従って、選択や決断において、何を基準とし、どんなルール・世界観・価値観のもとの設定でやるのかを、完全に決められなくても、ある程度明確にしておくと、選びやすい、判断しやすいということになります。逆に言えば、それが曖昧模糊とした状態では、明確な回答も得にくく、何かをきちんと決められないことにもなります。
タロットで言えば、吉凶カードをあらかじめ決めておくみたいなことです。(その吉凶を決める基準・ルールもわかっていることが前提)
例えば、人生で言えば、長期的に見るのか、短期的に見るのかによっても違ってきます。
吉凶を超えるようなことは、たいてい、長期的視野か、今の価値観を超越・統合した視点でかのものによります。
ですから、吉凶設定ではない読み方や判断をすることは、自分を成長・拡大させるきっかけとなりますが、その分、判断や読みが今の自分を超えるので、難しいことにもなります。(そのため、より客観的判断が必要になり、他人に見てもらったり、人間的感情を超えた論理・真理的なもので見たりするということが求められます)
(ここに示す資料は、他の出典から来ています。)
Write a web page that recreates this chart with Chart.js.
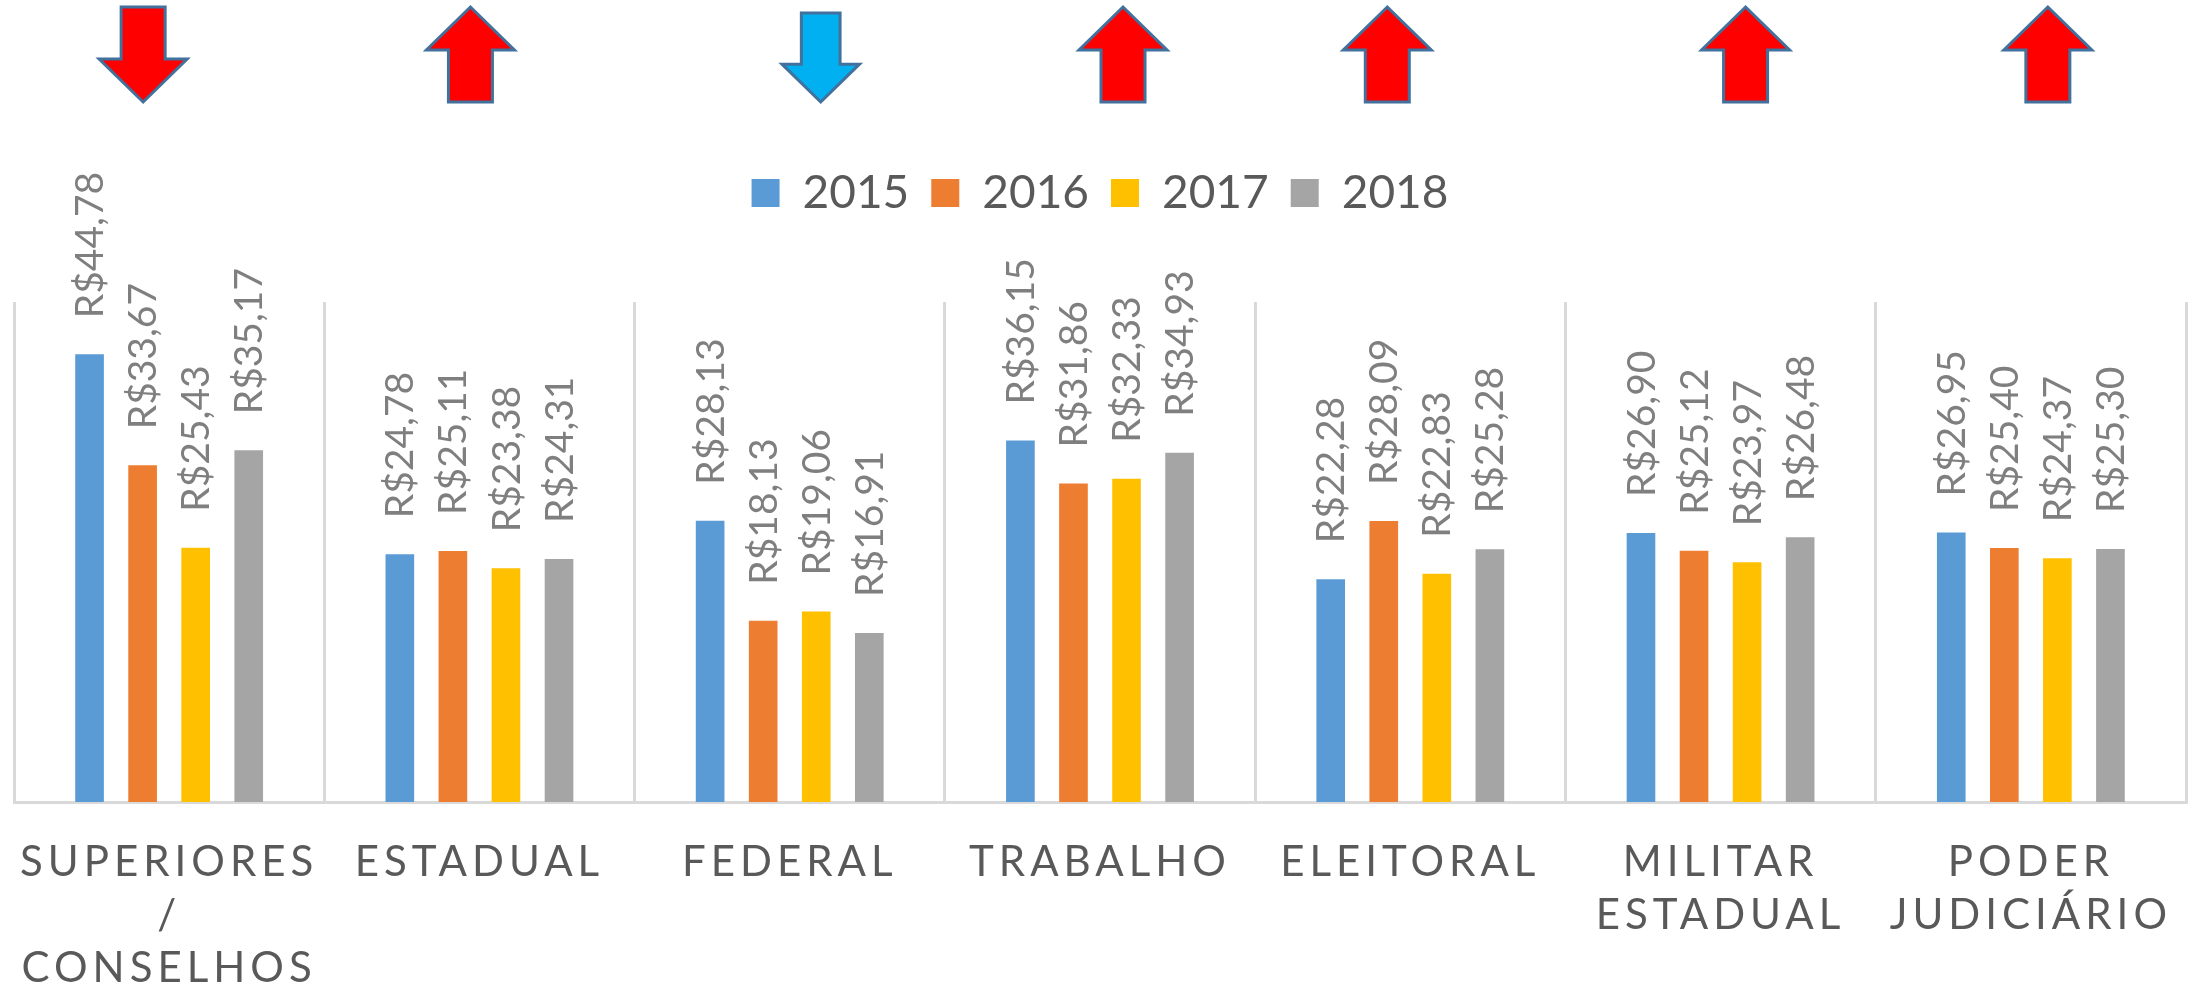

確率の話でも、例えばサイコロを10回程度振ってみると、人によっては、ある目に偏ることはあるかもしれません。しかし、回数をどんどん重ねて行けば、結局、確率論の数値に収まるようになることが知られています。
自分ルール過ぎる視野で短期的に見ていると、自分は不幸だとか、ダメとか、この選択こそが正解、あれを選んだのは失敗だった・・・となるかしもれませんが、神のルール、長期的視野といいますか、霊的な視点からでは、平均・平等化する(まさにそれが人生、良くも悪くもずべて同じ愛のもとのような感じの)話になるかもしれません。
とはいえ、自分という肉体と今の自我を持って今生の人生を送る期間は限定的で、一度しかないものでしょう。となると、自分ルールや短期的視点での選択も必要な時が出てきます。
タロットの場合で言うと、吉凶的ルールのもとに、判断する機会もあってよい、そうせざるを得ない時もある、というところでしょうか。
というようなことで、皆さん、タロットを使いながら、人生のいろいろなことを選択・決断してみるのも、ひとつの生き方です。(笑)
それはタロットに依存するのではなく、タロットというツールを使って、選択を楽しむという、ひとつのゲームをしていると考えましょう。
タロットを使うという選択を、あなた自身がしているということを自覚するのが大事なのです。(使われるのではなく、また使ってやるのでもなく、タロットのある人生で彩りを見ているような感覚です)
ゲームの達人になるには、ゲームのルール知り、ゲームとツールを愛し、何よりも、自分が主人公であるべきなのです。